Giant Georgia Sheepshead Ties State Record

Ben Golden III caught the nearly 15-pound sheepshead to tie the current Georgia state record fish.
Georgia record sheepshead
Georgia angler Ben Golden III, 63, landed the 14-pound, 14.37-ounce sheepshead in late January. Georgia Department of Natural Resources

A tie is never as good as a win. Well, unless you just caught the biggest sheepshead in the state of Georgia. Angler Ben Golden III, of Midway, is a winner no matter what, as he now has bragging rights for the heaviest sheepshead ever recorded in Georgia.

Golden’s massive sheepshead weighed 14 pounds, 14.37 ounces. The striped fish was officially certified by the Georgia Department of Natural Resources as tied with another fish of similar weight caught by Ralph White, of Rincon, in 2002. Golden’s catch information will be added to the Georgia DNR record book, and he will receive a certificate from the state for his catch.

According to Georgia DNR records, however, White’s sheepshead weighed 14 pounds, 14 ounces.

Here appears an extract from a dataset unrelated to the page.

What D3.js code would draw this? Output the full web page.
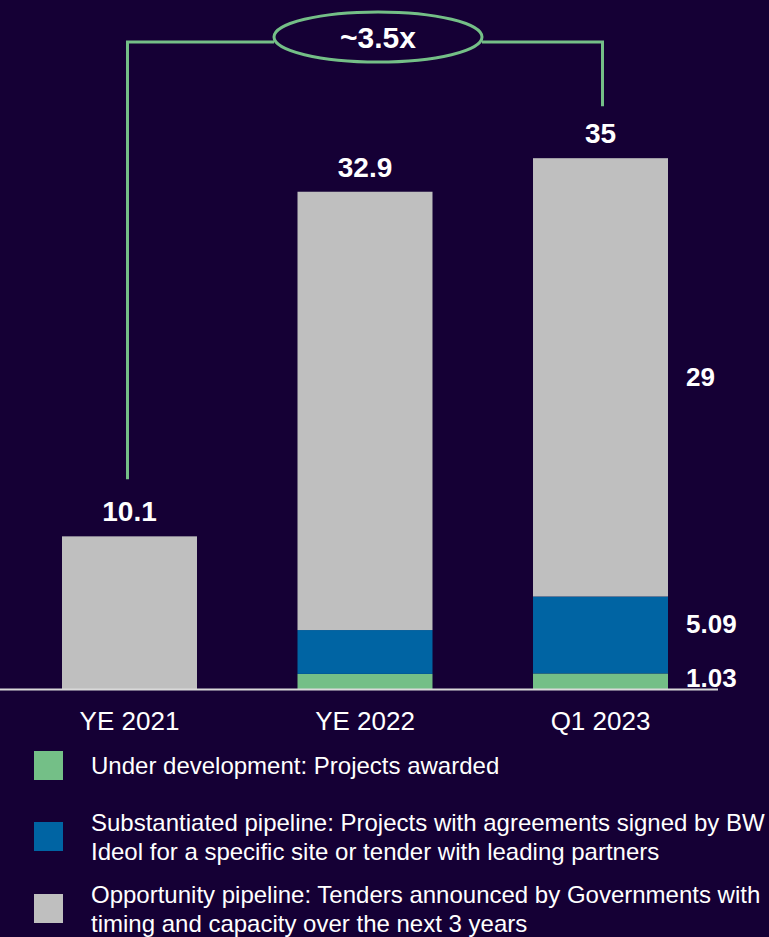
<!DOCTYPE html>
<html>
<head>
<meta charset="utf-8">
<script src="https://cdn.jsdelivr.net/npm/d3@7"></script>
<style>
  html, body { margin: 0; padding: 0; background: #150035; }
  svg { display: block; }
  text { font-family: "Liberation Sans", Arial, sans-serif; fill: #ffffff; }
</style>
</head>
<body>
<svg id="chart" width="769" height="937"></svg>
<script>
// Pipeline (GW) by period, stacked by maturity
const categories = ["YE 2021", "YE 2022", "Q1 2023"];
const seriesKeys = ["awarded", "substantiated", "opportunity"];
const awarded = [0, 1.0, 1.03];
const substantiated = [0, 2.9, 5.09];
const opportunity = [10.1, 29.0, 29];
const totalLabels = ["10.1", "32.9", "35"];
const seriesColors = ["#74bf87", "#0064a3", "#bfbfbf"];
const legendLabels = [
  ["Under development: Projects awarded"],
  ["Substantiated pipeline: Projects with agreements signed by BW", "Ideol for a specific site or tender with leading partners"],
  ["Opportunity pipeline: Tenders announced by Governments with", "timing and capacity over the next 3 years"]
];
const growthLabel = "~3.5x";

const svg = d3.select("#chart");
const baseY = 689;

const rows = categories.map((c, i) => ({
  cat: c,
  awarded: awarded[i],
  substantiated: substantiated[i],
  opportunity: opportunity[i]
}));
const totals = rows.map(r => r.awarded + r.substantiated + r.opportunity);

const x = d3.scaleBand().domain(categories).range([6, 724])
  .paddingInner(0.4268).paddingOuter(0.2378);
const y = d3.scaleLinear().domain([0, 35]).range([baseY, baseY - 529]);

const stack = d3.stack().keys(seriesKeys)(rows);

// stacked bars
svg.append("g").selectAll("g").data(stack).join("g")
  .attr("fill", (d, i) => seriesColors[i])
  .selectAll("rect").data(d => d).join("rect")
  .attr("x", d => x(d.data.cat))
  .attr("width", x.bandwidth())
  .attr("y", d => y(d[1]))
  .attr("height", d => Math.max(0, y(d[0]) - y(d[1])));

// baseline
svg.append("line")
  .attr("x1", 0).attr("x2", 718)
  .attr("y1", baseY + 0.5).attr("y2", baseY + 0.5)
  .attr("stroke", "#d9d9d9").attr("stroke-width", 2);

// category axis labels
const xAxis = d3.axisBottom(x).tickSize(0).tickPadding(0);
const ax = svg.append("g").attr("transform", `translate(0,${baseY})`).call(xAxis);
ax.select(".domain").remove();
ax.selectAll("text")
  .attr("y", 41).attr("dy", null)
  .style("font-size", "26px")
  .style("font-family", "'Liberation Sans', Arial, sans-serif")
  .attr("fill", "#ffffff");

// totals above bars
svg.append("g").selectAll("text").data(rows).join("text")
  .attr("x", d => x(d.cat) + x.bandwidth() / 2)
  .attr("y", (d, i) => y(totals[i]) - 15)
  .attr("text-anchor", "middle")
  .style("font-size", "28px").style("font-weight", "bold")
  .text((d, i) => totalLabels[i]);

// segment labels beside the last bar
const last = rows.length - 1;
const lx = x(categories[last]) + x.bandwidth() + 18;
const segLabels = [
  { v: opportunity[last], yPos: y(totals[last] - opportunity[last] / 2) + 9 },
  { v: substantiated[last], yPos: y(awarded[last] + substantiated[last] / 2) - 2 },
  { v: awarded[last], yPos: baseY - 2 }
];
svg.append("g").selectAll("text").data(segLabels).join("text")
  .attr("x", lx).attr("y", d => d.yPos)
  .style("font-size", "26px").style("font-weight", "bold")
  .text(d => String(d.v));

// growth bracket
const green = "#74bf87";
const bx0 = x(categories[0]) + x.bandwidth() / 2 - 2;
const bx1 = x(categories[last]) + x.bandwidth() / 2 + 2;
const by = 42;
const ecx = 378, ecy = 37, erx = 104, ery = 25;
const bracket = svg.append("g").attr("fill", "none").attr("stroke", green).attr("stroke-width", 3);
bracket.append("path")
  .attr("d", `M${bx0},${y(totals[0]) - 57} V${by} H${ecx - erx}`);
bracket.append("path")
  .attr("d", `M${ecx + erx},${by} H${bx1} V${y(totals[last]) - 52}`);
bracket.append("ellipse")
  .attr("cx", ecx).attr("cy", ecy).attr("rx", erx).attr("ry", ery)
  .attr("fill", "#150035");
svg.append("text")
  .attr("x", ecx).attr("y", 48)
  .attr("text-anchor", "middle")
  .style("font-size", "30px").style("font-weight", "bold")
  .text(growthLabel);

// legend
const legendTop = [751, 822, 894];
const legendBase = [774, 831, 903];
const lg = svg.append("g");
legendLabels.forEach((lines, i) => {
  lg.append("rect")
    .attr("x", 34).attr("y", legendTop[i]).attr("width", 29).attr("height", 29)
    .attr("fill", seriesColors[i]);
  const t = lg.append("text")
    .attr("x", 91)
    .attr("y", legendBase[i])
    .style("font-size", "24px");
  lines.forEach((ln, j) => {
    t.append("tspan").attr("x", 91).attr("dy", j === 0 ? 0 : 29).text(ln);
  });
});
</script>
</body>
</html>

Golden’s recent fish is .37 pounds heavier. So while the state lumps both fish into the same top spot for sheepshead because of their close weights, it’s a victory for Golden to know he has claim to the best sheepshead ever landed in Georgia waters.

Golden, age 63, was fishing near the sparse community of Sunbury, outside of Midway, located south of Savannah and upstream of St. Catherines Sound. He caught the chunky fish on Jan. 27. The catch fulfilled a longtime ambition for the lifetime Georgia coastal angler.

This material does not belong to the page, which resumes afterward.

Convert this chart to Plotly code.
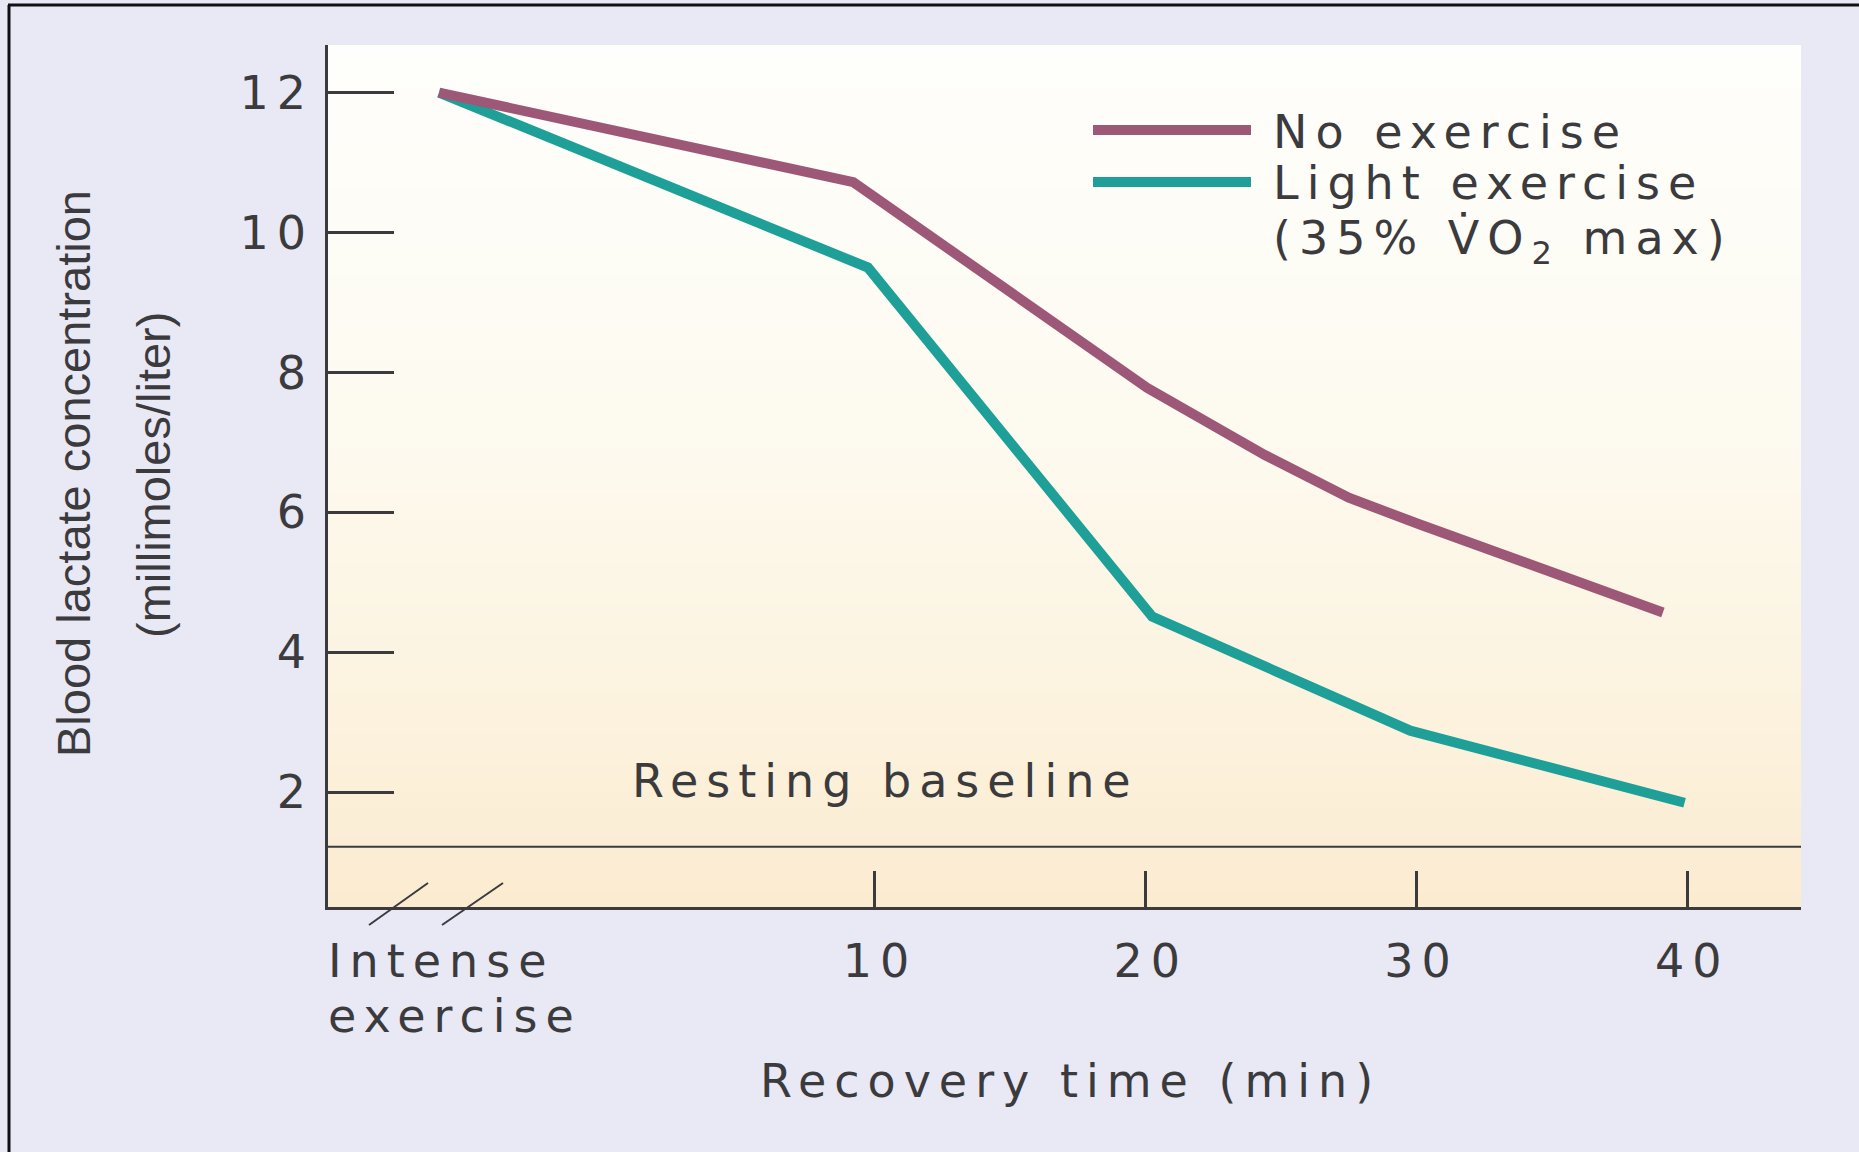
import plotly.graph_objects as go

# ---------------- data ----------------
no_ex_time = [-6.1, 9.2, 20.05, 21.4, 24.4, 27.5, 30.1, 39.1]
no_ex_lactate = [12.0, 10.72, 7.78, 7.47, 6.82, 6.21, 5.83, 4.57]

light_time = [-6.1, 9.74, 20.24, 29.77, 39.9]
light_lactate = [12.0, 9.50, 4.51, 2.88, 1.85]

resting_baseline = 1.22

x_tickvals = [10, 20, 30, 40]
x_ticktext = ["10", "20", "30", "40"]
y_tickvals = [2, 4, 6, 8, 10, 12]
y_ticktext = ["2", "4", "6", "8", "10", "12"]

series_names = ["No exercise", "Light exercise"]

# ---------------- styling ----------------
W, H = 1859, 1152
ML, MR, MT, MB = 328, 58, 45, 245
PL, PR, PT, PB = ML, W - MR, MT, H - MB

PURPLE = "#9e5877"
TEAL = "#1e9f98"
INK = "#3b3b3e"
FONT = "DejaVu Sans"
FS = 46


def fx(px):
    return (px - PL) / (PR - PL)


def fy(py):
    return (PB - py) / (PB - PT)


def sp(t):
    return f"<span style='letter-spacing:8px'>{t}</span>"


fig = go.Figure()

fig.add_trace(go.Scatter(x=light_time, y=light_lactate, mode="lines",
                         line=dict(color=TEAL, width=10), name=series_names[1],
                         showlegend=False, hoverinfo="skip"))
fig.add_trace(go.Scatter(x=no_ex_time, y=no_ex_lactate, mode="lines",
                         line=dict(color=PURPLE, width=10), name=series_names[0],
                         showlegend=False, hoverinfo="skip"))

shapes = []
# gradient plot background (cream -> peach)
stops = [(0.0, (254, 254, 252)), (0.45, (253, 250, 239)),
         (0.75, (252, 243, 224)), (1.0, (251, 235, 208))]


def grad(t):
    for (t0, c0), (t1, c1) in zip(stops[:-1], stops[1:]):
        if t0 <= t <= t1:
            u = (t - t0) / (t1 - t0)
            return "rgb(%d,%d,%d)" % tuple(round(a + (b - a) * u) for a, b in zip(c0, c1))
    return "rgb(%d,%d,%d)" % stops[-1][1]


N = 60
for i in range(N):
    y0 = i / N
    y1 = min(1.0, (i + 1) / N + 0.002)
    t = 1 - (i + 0.5) / N  # 0 at top
    shapes.append(dict(type="rect", xref="x domain", yref="y domain",
                       x0=0, x1=1, y0=y0, y1=y1, fillcolor=grad(t),
                       line=dict(width=0), layer="below"))

# resting baseline
shapes.append(dict(type="line", xref="x domain", yref="y", x0=0, x1=1,
                   y0=resting_baseline, y1=resting_baseline,
                   line=dict(color=INK, width=2)))

# axis-break marks
for (a, b, c, d) in [(369, 925, 428, 883), (442, 925, 503, 883)]:
    shapes.append(dict(type="line", xref="paper", yref="paper",
                       x0=fx(a), y0=fy(b), x1=fx(c), y1=fy(d),
                       line=dict(color=INK, width=2)))

# legend swatches
for col, py in [(PURPLE, 130), (TEAL, 182)]:
    shapes.append(dict(type="line", xref="paper", yref="paper",
                       x0=fx(1093), x1=fx(1251), y0=fy(py), y1=fy(py),
                       line=dict(color=col, width=10)))

# scanned-page frame (top and left)
shapes.append(dict(type="line", xref="paper", yref="paper",
                   x0=fx(8), x1=fx(W), y0=fy(5), y1=fy(5),
                   line=dict(color="#111111", width=3)))
shapes.append(dict(type="line", xref="paper", yref="paper",
                   x0=fx(9), x1=fx(9), y0=fy(5), y1=fy(H),
                   line=dict(color="#111111", width=3)))

font_main = dict(family=FONT, size=FS, color=INK)

annotations = [
    dict(text=sp("No exercise"), x=fx(1271), y=fy(132), xanchor="left", yanchor="middle"),
    dict(text=sp("Light exercise"), x=fx(1271), y=fy(183), xanchor="left", yanchor="middle"),
    dict(text=sp("(35% V\u0307O<sub>2</sub> max)"), x=fx(1271), y=fy(241),
         xanchor="left", yanchor="middle"),
    dict(text=sp("Intense"), x=fx(326), y=fy(961), xanchor="left", yanchor="middle"),
    dict(text=sp("exercise"), x=fx(326), y=fy(1016), xanchor="left", yanchor="middle"),
    dict(text=sp("Recovery time (min)"), x=fx(1070), y=fy(1081), xanchor="center", yanchor="middle"),
]
for a in annotations:
    a.update(xref="paper", yref="paper", showarrow=False, font=font_main)

annotations.append(dict(text=sp("Resting baseline"), xref="x", yref="paper",
                        x=0.95, y=fy(781), xanchor="left", yanchor="middle",
                        showarrow=False, font=font_main))

ytitle_font = dict(family="Liberation Sans", size=47, color=INK)
annotations.append(dict(text="Blood lactate concentration", xref="paper", yref="paper",
                        x=fx(73), y=fy(474), textangle=-90, xanchor="center",
                        yanchor="middle", showarrow=False, font=ytitle_font))
annotations.append(dict(text="(millimoles/liter)", xref="paper", yref="paper",
                        x=fx(153), y=fy(475), textangle=-90, xanchor="center",
                        yanchor="middle", showarrow=False, font=ytitle_font))

fig.update_layout(
    width=W, height=H,
    margin=dict(l=ML, r=MR, t=MT, b=MB, pad=0),
    paper_bgcolor="#e9e8f5",
    plot_bgcolor="#fdfaf0",
    showlegend=False,
    shapes=shapes,
    annotations=annotations,
    xaxis=dict(range=[-10.2, 44.2], showgrid=False, zeroline=False,
               showline=True, linecolor=INK, linewidth=2.5,
               ticks="inside", ticklen=36, tickwidth=2.5, tickcolor=INK,
               tickvals=x_tickvals, ticktext=[sp(t) for t in x_ticktext],
               tickfont=font_main, ticklabelstandoff=12, ticklabelshift=5,
               fixedrange=True),
    yaxis=dict(range=[0.36, 12.68], showgrid=False, zeroline=False,
               showline=True, linecolor=INK, linewidth=2.5,
               ticks="inside", ticklen=66, tickwidth=2.5, tickcolor=INK,
               tickvals=y_tickvals, ticktext=[sp(t) for t in y_ticktext],
               tickfont=font_main, ticklabelstandoff=2,
               fixedrange=True),
)

fig.write_html("out.html")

“I’ve been telling folks it’s been my goal to catch a state record for 10 or 12 years,” Golden told Georgia’s DNR. “I’m excited to say that I did it.”

Late winter through early spring is prime season for big sheepshead along the Georgia Coast, and they are extremely popular with area anglers. According to NOAA data from 2017 to 2021, Georgia state recreational anglers averaged harvesting more 262,000 sheepshead annually.

Sheepshead are noted for being difficult to catch, because their bite is so light to detect. Most are caught with crab baits, usually fiddler or mud crabs. Sheepshead take baits so gently that experienced anglers jokingly say that anyone fishing for sheepshead “should set the hook before they bite.”

The “convict” fish, because of its stripes, are considered one of the best eating fish along the coast. They often have five to seven vertical stripes along their flanks. Some people confuse sheepshead with black drum. But drum have chin barbels or whiskers like catfish, sheepshead don’t. Instead, sheepshead have lots of teeth similar in appearance to those of a sheep, thus their name.

Most coastal sheepshead are caught around rock jetties, piers, docks, bridge abutments and artificial reefs. Almost any area with barnacles is good spot to try fishing for sheepshead. They commonly weigh 3 to 5 pounds; fish near 10 pounds are less common and considered trophies. A 21-pound, 4-ounce sheepshead caught in New Orleans, Louisiana, in 1982 is the current all-tackle world record, according to the International Game Fish Association.